Rice University
Rice Magazine| The Magazine of Rice University | No. 3 | 2009

A (Health Insurance) Stitch in Time Might Save ...

Extending health insurance coverage to all children in the United States would be relatively inexpensive and would yield economic benefits that are greater than the costs, according to new research conducted at the James A. Baker III Institute for Public Policy.
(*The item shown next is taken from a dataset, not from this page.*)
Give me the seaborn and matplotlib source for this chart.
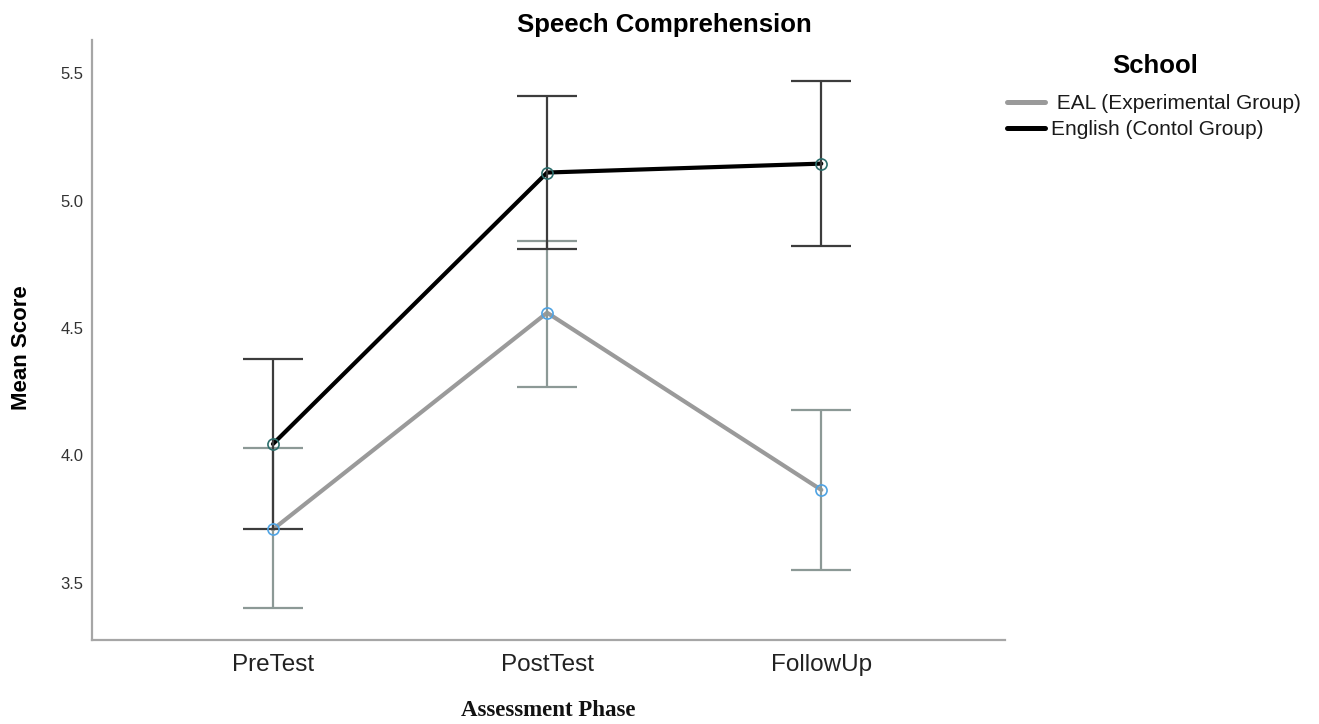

The researchers — Vivian Ho, chair in health economics at the Baker Institute, professor of economics at Rice and associate professor of medicine at Baylor College of Medicine, and Marah

Short, senior staff researcher in health economics at the Baker Institute — based their findings on recent studies that examined evidence regarding the economic impact of failing to insure all children in the U.S. Ho and Short compared children’s health care in the U.S. to the care provided in other industrialized countries and found that, despite the highest per-capita spending on health care among 30 member countries of the Organisation for Economic Co-operation and Development, the U.S. ranks third-highest in the percentage of the population lacking health insurance, with one in seven people uninsured. They estimate the number of uninsured children in the U.S. to be more than 8 million.
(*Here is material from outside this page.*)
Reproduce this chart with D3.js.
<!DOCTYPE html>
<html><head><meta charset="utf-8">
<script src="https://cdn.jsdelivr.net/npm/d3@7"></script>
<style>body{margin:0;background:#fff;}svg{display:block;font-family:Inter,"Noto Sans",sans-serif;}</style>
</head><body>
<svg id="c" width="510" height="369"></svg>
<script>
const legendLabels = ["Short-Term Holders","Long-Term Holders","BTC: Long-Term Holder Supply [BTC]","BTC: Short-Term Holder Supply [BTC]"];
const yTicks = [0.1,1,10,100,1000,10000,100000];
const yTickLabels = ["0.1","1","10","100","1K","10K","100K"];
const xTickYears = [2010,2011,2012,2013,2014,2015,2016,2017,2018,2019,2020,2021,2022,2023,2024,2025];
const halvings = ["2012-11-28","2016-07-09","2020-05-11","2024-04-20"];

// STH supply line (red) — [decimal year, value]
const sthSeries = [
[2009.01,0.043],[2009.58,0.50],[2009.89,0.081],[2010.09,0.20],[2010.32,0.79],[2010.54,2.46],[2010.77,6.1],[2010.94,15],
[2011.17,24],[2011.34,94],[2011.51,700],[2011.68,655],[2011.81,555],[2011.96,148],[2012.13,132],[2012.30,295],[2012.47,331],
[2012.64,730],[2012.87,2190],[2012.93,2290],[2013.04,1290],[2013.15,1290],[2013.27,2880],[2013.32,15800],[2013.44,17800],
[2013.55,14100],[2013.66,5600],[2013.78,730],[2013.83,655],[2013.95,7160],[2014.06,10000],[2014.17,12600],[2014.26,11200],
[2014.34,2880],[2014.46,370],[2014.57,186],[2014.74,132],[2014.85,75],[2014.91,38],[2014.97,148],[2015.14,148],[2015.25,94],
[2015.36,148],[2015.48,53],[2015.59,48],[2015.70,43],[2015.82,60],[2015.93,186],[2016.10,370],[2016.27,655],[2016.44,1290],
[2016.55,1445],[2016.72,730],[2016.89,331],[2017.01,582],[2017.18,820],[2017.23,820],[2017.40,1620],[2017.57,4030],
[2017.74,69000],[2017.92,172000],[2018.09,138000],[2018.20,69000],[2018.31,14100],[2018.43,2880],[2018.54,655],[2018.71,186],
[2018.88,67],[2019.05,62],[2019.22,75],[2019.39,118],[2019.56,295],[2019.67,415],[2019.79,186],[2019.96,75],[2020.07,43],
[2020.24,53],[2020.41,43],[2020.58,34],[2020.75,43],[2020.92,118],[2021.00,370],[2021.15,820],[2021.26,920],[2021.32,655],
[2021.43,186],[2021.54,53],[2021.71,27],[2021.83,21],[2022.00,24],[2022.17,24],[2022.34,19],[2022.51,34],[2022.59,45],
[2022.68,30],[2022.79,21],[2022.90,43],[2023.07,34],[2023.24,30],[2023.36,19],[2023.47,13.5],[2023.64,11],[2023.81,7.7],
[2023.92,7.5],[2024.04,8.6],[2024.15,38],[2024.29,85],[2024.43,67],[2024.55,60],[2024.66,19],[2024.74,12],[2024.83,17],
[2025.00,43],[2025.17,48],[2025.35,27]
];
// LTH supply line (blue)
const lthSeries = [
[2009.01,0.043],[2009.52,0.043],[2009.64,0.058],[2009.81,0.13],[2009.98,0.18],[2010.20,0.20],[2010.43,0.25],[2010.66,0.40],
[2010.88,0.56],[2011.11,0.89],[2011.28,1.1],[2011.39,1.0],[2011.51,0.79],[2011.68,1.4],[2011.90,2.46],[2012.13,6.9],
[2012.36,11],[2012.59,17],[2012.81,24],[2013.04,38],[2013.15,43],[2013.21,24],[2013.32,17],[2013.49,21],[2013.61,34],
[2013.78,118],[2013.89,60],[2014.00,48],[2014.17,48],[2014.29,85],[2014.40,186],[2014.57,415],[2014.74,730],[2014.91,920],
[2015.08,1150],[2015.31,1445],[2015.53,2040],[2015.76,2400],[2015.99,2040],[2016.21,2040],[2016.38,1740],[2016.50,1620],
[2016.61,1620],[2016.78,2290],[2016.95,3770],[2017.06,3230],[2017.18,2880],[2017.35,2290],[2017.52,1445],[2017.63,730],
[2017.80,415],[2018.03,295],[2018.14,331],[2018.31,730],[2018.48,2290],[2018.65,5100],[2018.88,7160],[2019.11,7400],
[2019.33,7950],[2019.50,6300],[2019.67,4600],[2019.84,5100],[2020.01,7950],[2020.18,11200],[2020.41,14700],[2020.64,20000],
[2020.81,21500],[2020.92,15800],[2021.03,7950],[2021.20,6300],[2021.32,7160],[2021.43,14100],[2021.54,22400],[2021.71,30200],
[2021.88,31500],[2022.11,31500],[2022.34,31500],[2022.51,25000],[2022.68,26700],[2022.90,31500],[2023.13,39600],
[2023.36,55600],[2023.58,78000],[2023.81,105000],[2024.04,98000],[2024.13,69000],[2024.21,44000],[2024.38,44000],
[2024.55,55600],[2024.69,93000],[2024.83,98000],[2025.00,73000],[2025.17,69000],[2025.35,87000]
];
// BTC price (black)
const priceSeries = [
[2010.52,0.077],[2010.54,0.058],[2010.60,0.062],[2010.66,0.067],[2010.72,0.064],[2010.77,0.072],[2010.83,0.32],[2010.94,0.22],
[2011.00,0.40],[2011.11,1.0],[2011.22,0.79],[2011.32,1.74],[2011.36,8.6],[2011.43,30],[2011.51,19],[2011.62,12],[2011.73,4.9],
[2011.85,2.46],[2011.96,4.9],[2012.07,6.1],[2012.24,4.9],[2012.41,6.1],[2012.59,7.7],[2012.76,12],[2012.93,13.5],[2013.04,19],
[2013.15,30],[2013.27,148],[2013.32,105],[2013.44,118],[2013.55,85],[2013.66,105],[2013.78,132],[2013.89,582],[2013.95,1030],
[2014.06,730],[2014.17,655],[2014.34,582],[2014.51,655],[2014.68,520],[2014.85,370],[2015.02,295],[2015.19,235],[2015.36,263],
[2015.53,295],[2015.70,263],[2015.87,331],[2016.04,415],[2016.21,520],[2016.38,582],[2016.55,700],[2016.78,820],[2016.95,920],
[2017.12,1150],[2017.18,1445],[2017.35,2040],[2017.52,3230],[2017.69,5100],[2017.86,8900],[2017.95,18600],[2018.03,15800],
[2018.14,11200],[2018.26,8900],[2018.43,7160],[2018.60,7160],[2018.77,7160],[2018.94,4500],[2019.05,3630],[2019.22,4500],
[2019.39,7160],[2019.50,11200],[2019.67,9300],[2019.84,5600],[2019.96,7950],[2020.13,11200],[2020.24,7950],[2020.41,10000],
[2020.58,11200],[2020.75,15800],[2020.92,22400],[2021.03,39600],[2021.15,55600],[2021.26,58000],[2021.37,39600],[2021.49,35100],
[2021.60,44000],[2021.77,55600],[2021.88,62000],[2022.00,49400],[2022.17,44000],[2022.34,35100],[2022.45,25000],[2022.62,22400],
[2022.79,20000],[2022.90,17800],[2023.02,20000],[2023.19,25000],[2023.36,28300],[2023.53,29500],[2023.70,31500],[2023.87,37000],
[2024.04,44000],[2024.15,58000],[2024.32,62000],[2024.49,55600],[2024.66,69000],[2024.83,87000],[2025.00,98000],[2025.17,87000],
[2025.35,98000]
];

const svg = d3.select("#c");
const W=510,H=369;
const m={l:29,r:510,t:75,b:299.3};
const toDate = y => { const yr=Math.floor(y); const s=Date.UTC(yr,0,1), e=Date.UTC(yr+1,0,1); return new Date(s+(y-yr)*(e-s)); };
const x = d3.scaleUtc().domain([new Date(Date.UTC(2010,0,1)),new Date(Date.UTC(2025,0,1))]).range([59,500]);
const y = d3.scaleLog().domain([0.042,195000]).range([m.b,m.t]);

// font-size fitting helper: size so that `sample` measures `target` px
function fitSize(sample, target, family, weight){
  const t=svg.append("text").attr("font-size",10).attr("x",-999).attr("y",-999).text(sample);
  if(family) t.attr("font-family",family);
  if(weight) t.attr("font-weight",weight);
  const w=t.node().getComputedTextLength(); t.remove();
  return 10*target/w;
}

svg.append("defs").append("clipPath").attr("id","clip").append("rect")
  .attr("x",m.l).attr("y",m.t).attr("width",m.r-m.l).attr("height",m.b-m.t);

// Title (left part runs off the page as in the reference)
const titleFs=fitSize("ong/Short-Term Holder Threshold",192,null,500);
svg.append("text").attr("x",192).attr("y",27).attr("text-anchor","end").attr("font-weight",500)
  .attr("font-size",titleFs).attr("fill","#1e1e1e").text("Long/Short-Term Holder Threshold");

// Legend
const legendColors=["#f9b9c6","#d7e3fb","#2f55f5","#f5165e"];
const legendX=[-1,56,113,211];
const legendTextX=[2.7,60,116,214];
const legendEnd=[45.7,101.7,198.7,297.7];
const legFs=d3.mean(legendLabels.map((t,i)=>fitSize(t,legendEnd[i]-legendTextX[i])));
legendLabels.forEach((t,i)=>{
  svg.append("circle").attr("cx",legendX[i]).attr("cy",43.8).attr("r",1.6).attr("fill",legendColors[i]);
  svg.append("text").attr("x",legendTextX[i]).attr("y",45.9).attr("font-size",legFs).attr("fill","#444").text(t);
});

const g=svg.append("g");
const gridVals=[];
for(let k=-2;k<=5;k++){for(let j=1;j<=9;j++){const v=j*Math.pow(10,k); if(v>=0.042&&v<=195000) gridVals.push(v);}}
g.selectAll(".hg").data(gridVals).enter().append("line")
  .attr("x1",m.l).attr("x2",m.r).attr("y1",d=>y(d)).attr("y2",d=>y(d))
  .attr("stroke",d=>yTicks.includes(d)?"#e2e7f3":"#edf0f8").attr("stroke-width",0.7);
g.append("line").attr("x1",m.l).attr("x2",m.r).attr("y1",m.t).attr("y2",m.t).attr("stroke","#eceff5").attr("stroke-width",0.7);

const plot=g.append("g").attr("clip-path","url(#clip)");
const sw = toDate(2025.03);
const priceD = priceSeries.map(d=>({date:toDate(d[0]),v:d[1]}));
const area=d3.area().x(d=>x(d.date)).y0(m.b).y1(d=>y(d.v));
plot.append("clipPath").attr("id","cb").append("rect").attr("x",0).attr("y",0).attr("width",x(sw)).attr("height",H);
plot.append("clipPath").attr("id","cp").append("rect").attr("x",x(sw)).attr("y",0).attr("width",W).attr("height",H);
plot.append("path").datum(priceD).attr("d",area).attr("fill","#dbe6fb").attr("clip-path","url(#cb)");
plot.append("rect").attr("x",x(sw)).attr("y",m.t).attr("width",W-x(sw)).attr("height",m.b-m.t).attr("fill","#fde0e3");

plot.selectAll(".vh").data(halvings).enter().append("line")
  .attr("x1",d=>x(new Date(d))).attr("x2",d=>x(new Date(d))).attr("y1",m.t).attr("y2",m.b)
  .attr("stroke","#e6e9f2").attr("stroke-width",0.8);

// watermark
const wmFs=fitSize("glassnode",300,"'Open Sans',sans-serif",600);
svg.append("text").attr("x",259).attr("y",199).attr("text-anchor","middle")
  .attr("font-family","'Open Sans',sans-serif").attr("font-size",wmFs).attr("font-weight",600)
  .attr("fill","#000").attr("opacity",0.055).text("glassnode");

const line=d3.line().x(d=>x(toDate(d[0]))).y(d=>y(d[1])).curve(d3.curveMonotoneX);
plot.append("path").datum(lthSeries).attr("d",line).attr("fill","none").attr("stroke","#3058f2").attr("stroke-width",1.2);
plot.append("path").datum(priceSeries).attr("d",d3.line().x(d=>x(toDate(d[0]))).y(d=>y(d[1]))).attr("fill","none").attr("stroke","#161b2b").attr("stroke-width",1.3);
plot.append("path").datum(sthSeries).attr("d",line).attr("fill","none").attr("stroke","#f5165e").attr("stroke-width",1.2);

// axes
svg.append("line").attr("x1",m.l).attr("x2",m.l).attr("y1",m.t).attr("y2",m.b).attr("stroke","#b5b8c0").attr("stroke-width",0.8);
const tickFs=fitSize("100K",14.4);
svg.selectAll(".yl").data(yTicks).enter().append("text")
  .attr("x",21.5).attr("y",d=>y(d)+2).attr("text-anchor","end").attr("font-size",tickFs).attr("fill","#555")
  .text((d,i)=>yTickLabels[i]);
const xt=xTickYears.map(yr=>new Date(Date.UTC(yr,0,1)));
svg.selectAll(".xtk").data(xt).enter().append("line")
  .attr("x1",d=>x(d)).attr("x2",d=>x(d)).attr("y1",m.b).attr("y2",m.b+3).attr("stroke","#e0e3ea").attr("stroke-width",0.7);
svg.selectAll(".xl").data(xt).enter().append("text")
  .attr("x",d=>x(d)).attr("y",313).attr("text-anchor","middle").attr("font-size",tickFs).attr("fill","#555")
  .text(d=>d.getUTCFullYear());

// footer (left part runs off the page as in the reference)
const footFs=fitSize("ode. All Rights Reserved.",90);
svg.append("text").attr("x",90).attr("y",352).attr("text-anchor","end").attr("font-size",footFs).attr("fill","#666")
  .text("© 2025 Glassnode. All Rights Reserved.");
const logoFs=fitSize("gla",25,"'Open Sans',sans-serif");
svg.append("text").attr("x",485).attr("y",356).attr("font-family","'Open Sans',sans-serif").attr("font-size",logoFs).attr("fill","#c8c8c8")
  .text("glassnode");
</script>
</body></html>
Studies clearly indicate that this lack of coverage leads to “lower access to medical care and lower use of health care services," the researchers wrote in their report, titled, “The Economic Impact of Uninsured Children on America." It may even be reflected, they argued, in relatively high child morbidity rates in the U.S. Moreover, lack of health care for children has long-term effects — some of them economic — as those children become adults.

Children who receive better health care and enjoy better health are generally more productive as adults, the researchers said. The cost incurred by providing universal coverage to children “will be offset by the increased value of additional life years and improved health-related quality of life gained from improved health care," they wrote. “From a societal perspective, universal coverage for children appears to be cost-saving."

The report concludes that there is compelling evidence that covering all children in the United States with health insurance will yield not only immediate improvements in the health of children, but also long-term returns of greater health and productivity in adulthood. “The up-front incremental costs of universal health insurance coverage for children are relatively modest," said Ho, “and they will be offset by the value of increased health capital gained in the long term."